Воскресения нет без смерти, и преображение души покупается ценой страданий. Именно так оно приходит к героям не только Достоевского, но и писателя совершенно иного склада – Ивана Шмелева. Говоря о Пасхе в его творчестве, упоминают обычно «Лето Господне», где церковные праздники пережиты чистым сердцем маленького ребенка. Благодаря этой чистоте радость рождается сама собой. Но есть у Шмелева целый ряд произведений, где пасхальное просветление покупается именно ценой подвига.

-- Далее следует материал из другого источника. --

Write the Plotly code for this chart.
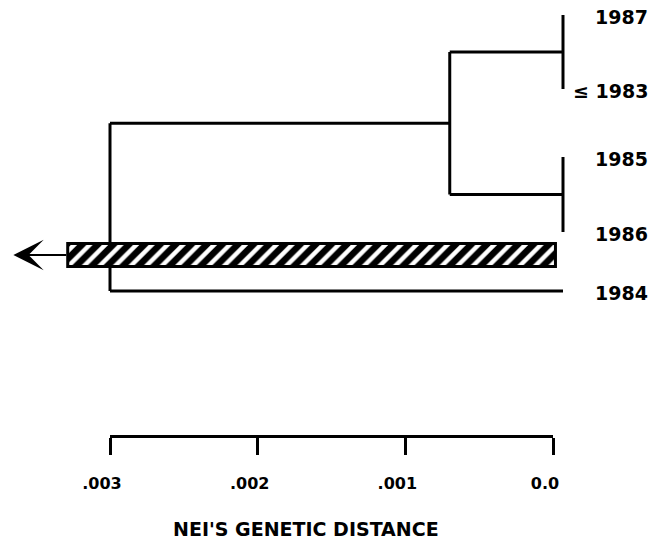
import plotly.graph_objects as go

# ---- data ----
leaf_labels = ["1987", "\u2264 1983", "1985", "1986", "1984"]
# merges: (child_a, child_b, Nei's genetic distance); nodes >= 5 are merged clusters
merges = [(0, 1, 0.0), (2, 3, 0.0), (5, 6, 0.00075), (7, 4, 0.003)]
bar_near = 0.00005     # hatched bar near end (distance)
bar_far = 0.00328      # hatched bar far end (distance)
arrow_tip = 0.00364    # arrow continues beyond the scale
scale_ticks = [0.003, 0.002, 0.001, 0.0]
scale_ticktext = [".003", ".002", ".001", "0.0"]
axis_title = "NEI'S GENETIC DISTANCE"

# ---- layout constants (pixel-like row positions) ----
LEAF_ROWS = [15, 89, 157, 232, 291]
LABEL_DY = 2
BAR_ROW = 255
BAR_THICK = 23
LABEL_X = -0.000576
W, H = 655, 552
BLACK = "black"
FONT = "DejaVu Sans"

# build dendrogram segments
pos = {i: (0.0, y) for i, y in enumerate(LEAF_ROWS)}
xs, ys = [], []
nid = len(LEAF_ROWS)
for a, b, d in merges:
    xa, ya = pos[a]
    xb, yb = pos[b]
    for cx, cy in ((xa, ya), (xb, yb)):
        if cx != d:
            xs += [cx, d, None]
            ys += [cy, cy, None]
    xs += [d, d, None]
    ys += [ya, yb, None]
    pos[nid] = (d, (ya + yb) / 2)
    nid += 1

fig = go.Figure()
fig.add_trace(go.Scatter(x=xs, y=ys, mode="lines",
                         line=dict(color=BLACK, width=3),
                         hoverinfo="skip", showlegend=False,
                         xaxis="x", yaxis="y"))

# invisible trace that carries the scale axis
fig.add_trace(go.Scatter(x=scale_ticks, y=[400] * len(scale_ticks), mode="markers",
                         marker=dict(opacity=0), hoverinfo="skip", showlegend=False,
                         xaxis="x2", yaxis="y"))

# hatched bar on an overlaying axis so it sits above the tree lines
fig.add_trace(go.Bar(orientation="h", x=[bar_far - bar_near], base=[bar_near],
                     y=[BAR_ROW], width=[BAR_THICK],
                     marker=dict(color="white",
                                 line=dict(color=BLACK, width=3),
                                 pattern=dict(shape="/", fgcolor=BLACK, bgcolor="white",
                                              fgopacity=1, size=11, solidity=0.6,
                                              fillmode="overlay")),
                     hoverinfo="skip", showlegend=False,
                     xaxis="x3", yaxis="y"))

xr = [563 / 151000, (563 - W) / 151000]

annotations = []
for lbl, y in zip(leaf_labels, LEAF_ROWS):
    annotations.append(dict(x=LABEL_X, y=y + LABEL_DY, xref="x", yref="y", text=lbl,
                            showarrow=False, xanchor="right", yanchor="middle",
                            font=dict(family=FONT, size=19, color=BLACK, weight="bold")))
annotations.append(dict(x=arrow_tip, y=BAR_ROW, ax=bar_far, ay=BAR_ROW,
                        xref="x", yref="y", axref="x", ayref="y", text="",
                        showarrow=True, arrowhead=3, arrowwidth=2.2, arrowsize=2.3,
                        arrowcolor=BLACK, standoff=0, startstandoff=0))
annotations.append(dict(x=306 / W, y=1 - 529 / H, xref="paper", yref="paper",
                        text=axis_title, showarrow=False, xanchor="center", yanchor="middle",
                        font=dict(family=FONT, size=19, color=BLACK, weight="bold")))

fig.update_layout(
    width=W, height=H,
    margin=dict(l=0, r=0, t=0, b=0, autoexpand=False),
    paper_bgcolor="white", plot_bgcolor="rgba(0,0,0,0)",
    showlegend=False, barmode="overlay",
    xaxis=dict(range=xr, visible=False, domain=[0, 1]),
    xaxis3=dict(range=xr, visible=False, overlaying="x"),
    yaxis=dict(range=[H, 0], visible=False, domain=[0, 1]),
    xaxis2=dict(domain=[110 / W, 553 / W], range=[0.003, 0.0], anchor="free",
                position=1 - 435.5 / H, side="bottom",
                showline=True, linewidth=3, linecolor=BLACK,
                ticks="outside", ticklen=17, tickwidth=3, tickcolor=BLACK,
                tickvals=scale_ticks, ticktext=scale_ticktext,
                ticklabelstandoff=15, ticklabelshift=8,
                tickfont=dict(family=FONT, size=16, color=BLACK, weight="bold"),
                showgrid=False, zeroline=False),
    annotations=annotations,
)

fig.write_html("out.html",
               config={"displayModeBar": False, "staticPlot": True},
               post_script="document.body.style.margin='0';document.body.style.overflow='hidden';")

В рассказе «Перстень» (1932–1935) экстравагантная красавица-богачка именно в Светлый День, день Воскресения Христова в раскаянии разрывает свою тайную связь с повествователем – известным актером. Во время пасхальной заутрени в Кремле она последний раз видится с любовником и просит ее забыть. Захваченный страстью актер закрыт для переживания праздника: «Крестный ход, огни, ракеты, горит Иван Великий, все ликуют… пылает сердце – Кремль, Россия. А я – как “демон мрачный и мятежный” взираю, только. Все для меня погасло, нет огней.